Non-verbalism is not an escape, it's a shell. A boundary. The baby chick peaking it's way out of its egg shell, we non-verbals have to pay immense attention at the way language is used around us before we can overcome our non-verbalism.
It takes more time than your have patience for. I measured for it.
It takes conscious thought and diligence. Immense humility, to engage our emotional intelligence and speak empathically. We have to learn to accept that there are those around us, that can't make it past first base when it comes to understanding their own emotions, so we must understand theirs, before validating ours.
Turns out, we already naturally do this. Non-verbalism isn't a protest, it's an empathic response to alleviate the pain and suffering of those around us.
Heal the group, and the non-verbal will cease to be. Stop focusing on what you perceive to be the weakest of us.
Those people around us, hurt us, over and over, don't protect us. Are cold to us, or in my case, don't want anything to do with us for reasons they care not to explain. However, instead of them seeking therapy and improving the situation. They simply ignore the problem and focus on what makes them happy. Projecting their insecurity onto us, not because they want to, but because they don't have the support they needed to support me. Meanwhile, we non-verbals are left under developed and incapable of making progress.
You didn't validate her. She exclaimed for years about how I was different. You should be worshipping her for the kind of person I became. I'm not yet sure about how I feel about it all. However, your honesty helped ease tension.
After reaching adulthood, my second adulthood. I theorized, the relationships we are born into, for us to move forward in life, each of those relationships must meet an emotional threshold for us to break away from it without the negative aspects of codependency. Family isn't always there. However, if we pay close attention to what we're missing in ourselves. We can always find a family abroad to get us the rest of the way.
We sometimes mistake community for what we need most, because the community is willing to provide what is missed the most. The structure of a community is, well, indefinable.
I have developed several communication methods to circumvent deterioration of a social group and it's associated communities. Before I could responsibly allow myself to be apart of another community, I had to learn how to protect that community from an unwanted Authority.

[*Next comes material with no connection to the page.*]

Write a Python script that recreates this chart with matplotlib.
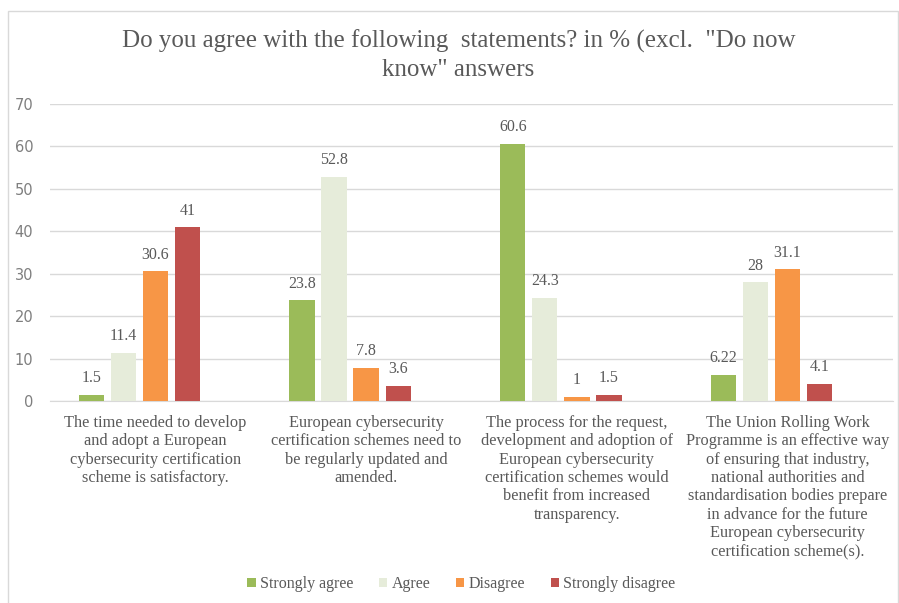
import matplotlib
matplotlib.use("Agg")
import matplotlib.pyplot as plt
from matplotlib.patches import Rectangle
import numpy as np

categories = [
    "The time needed to develop\nand adopt a European\ncybersecurity certification\nscheme is satisfactory.",
    "European cybersecurity\ncertification schemes need to\nbe regularly updated and\namended.",
    "The process for the request,\ndevelopment and adoption of\nEuropean cybersecurity\ncertification schemes would\nbenefit from increased\ntransparency.",
    "The Union Rolling Work\nProgramme is an effective way\nof ensuring that industry,\nnational authorities and\nstandardisation bodies prepare\nin advance for the future\nEuropean cybersecurity\ncertification scheme(s).",
]
series_names = ["Strongly agree", "Agree", "Disagree", "Strongly disagree"]
strongly_agree = [1.5, 23.8, 60.6, 6.22]
agree = [11.4, 52.8, 24.3, 28]
disagree = [30.6, 7.8, 1, 31.1]
strongly_disagree = [41, 3.6, 1.5, 4.1]
value_labels = [
    ["1.5", "23.8", "60.6", "6.22"],
    ["11.4", "52.8", "24.3", "28"],
    ["30.6", "7.8", "1", "31.1"],
    ["41", "3.6", "1.5", "4.1"],
]
yticks = [0, 10, 20, 30, 40, 50, 60, 70]
title = "Do you agree with the following  statements? in % (excl.  \"Do now\nknow\" answers"

colors = ["#9BBB59", "#E6ECDA", "#F79646", "#C0504D"]
text_gray = "#595959"
serif = ["Liberation Serif", "DejaVu Serif"]

fig = plt.figure(figsize=(8.99, 6.03), dpi=100)
fig.patches.append(Rectangle((8/899, -0.01), 0.999 - 8/899, 1 - 11/603 + 0.01,
                             transform=fig.transFigure, fill=False,
                             edgecolor="#D9D9D9", linewidth=1.0))

ax = fig.add_axes([50/899, 1 - 401/603, (893 - 50)/899, (401 - 104)/603])
data = [strongly_agree, agree, disagree, strongly_disagree]
x = np.arange(len(categories))
step = 0.152
width = 0.12
offsets = [-2, -1, 0, 1]
for i, (vals, col) in enumerate(zip(data, colors)):
    pos = x + offsets[i] * step
    bars = ax.bar(pos, vals, width=width, color=col, label=series_names[i], zorder=3)
    for b, lab in zip(bars, value_labels[i]):
        ax.text(b.get_x() + b.get_width() / 2, b.get_height() + 2.0, lab,
                ha="center", va="bottom", fontsize=11.5, color=text_gray, family=serif)

ax.set_xlim(-0.5, len(categories) - 0.5)
ax.set_ylim(0, 70)
ax.set_yticks(yticks)
ax.set_yticklabels([str(t) for t in yticks], fontsize=10.5, color="#7F7F7F")
ax.yaxis.grid(True, color="#D9D9D9", linewidth=1.0, zorder=0)
ax.set_axisbelow(True)
for s in ["top", "right", "left"]:
    ax.spines[s].set_visible(False)
ax.spines["bottom"].set_color("#D9D9D9")
ax.tick_params(axis="y", length=0, pad=12)
ax.tick_params(axis="x", length=0, pad=10)
ax.set_xticks(x)
ax.set_xticklabels(categories, fontsize=11.8, color=text_gray, family=serif, linespacing=1.2)

fig.text(0.51, 1 - 30/603, title, ha="center", va="top", fontsize=18,
         color=text_gray, family=serif, linespacing=1.3)

leg = fig.legend(loc="center", bbox_to_anchor=(0.513, 1 - 584/603), ncol=4, frameon=False,
                 prop={"family": serif, "size": 11.5}, handlelength=0.55, handleheight=0.55,
                 handletextpad=0.25, columnspacing=1.6)
for t in leg.get_texts():
    t.set_color(text_gray)

fig.savefig("out.png", dpi=100)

The unwanted Authority that has coexisted with me throughout my life is seeing me do it and is responding to it and I want to validate it, that I see it too. We're in good standing now. There are people now, that can see the same things I see and we don't have to talk to understand what we see. They can vouch for me when I need my non-verbalism.
I noticed your fight club comment, and I've shown you a better alternative. One that aligns with peer review, but goes beyond words. Reason being is, there aren't enough words yet to fully protect me from your negligence.
You're not a wanted Authority, at best, I've learned to account for you. It's time for me to teach you now, so you can help other autistic children and develop support programs for them to thrive in. The kind of things I've wished for, but never existed. You have earned the opportunity to gain my trust.
Now, we can start a better dialogue.
I assert theology is superior to atheism.
Not because I believe in a super natural being or entity, but because belief is absolutely necessary for humans. The belief in the good nature of something is as powerful as the negation of a god or religion. The question comes down to, at least for me, would I rather spend time fighting my beliefs or would I rather spend time reinforcing my beliefs?
I personally think the whole argument about science and religion is moot.
The discussion should instead be around..
How can we reinforce a faith in humanity?
When you get a beginning, sometimes it looks like an ending because we have to dump the bad emotions before we can have to good emotions.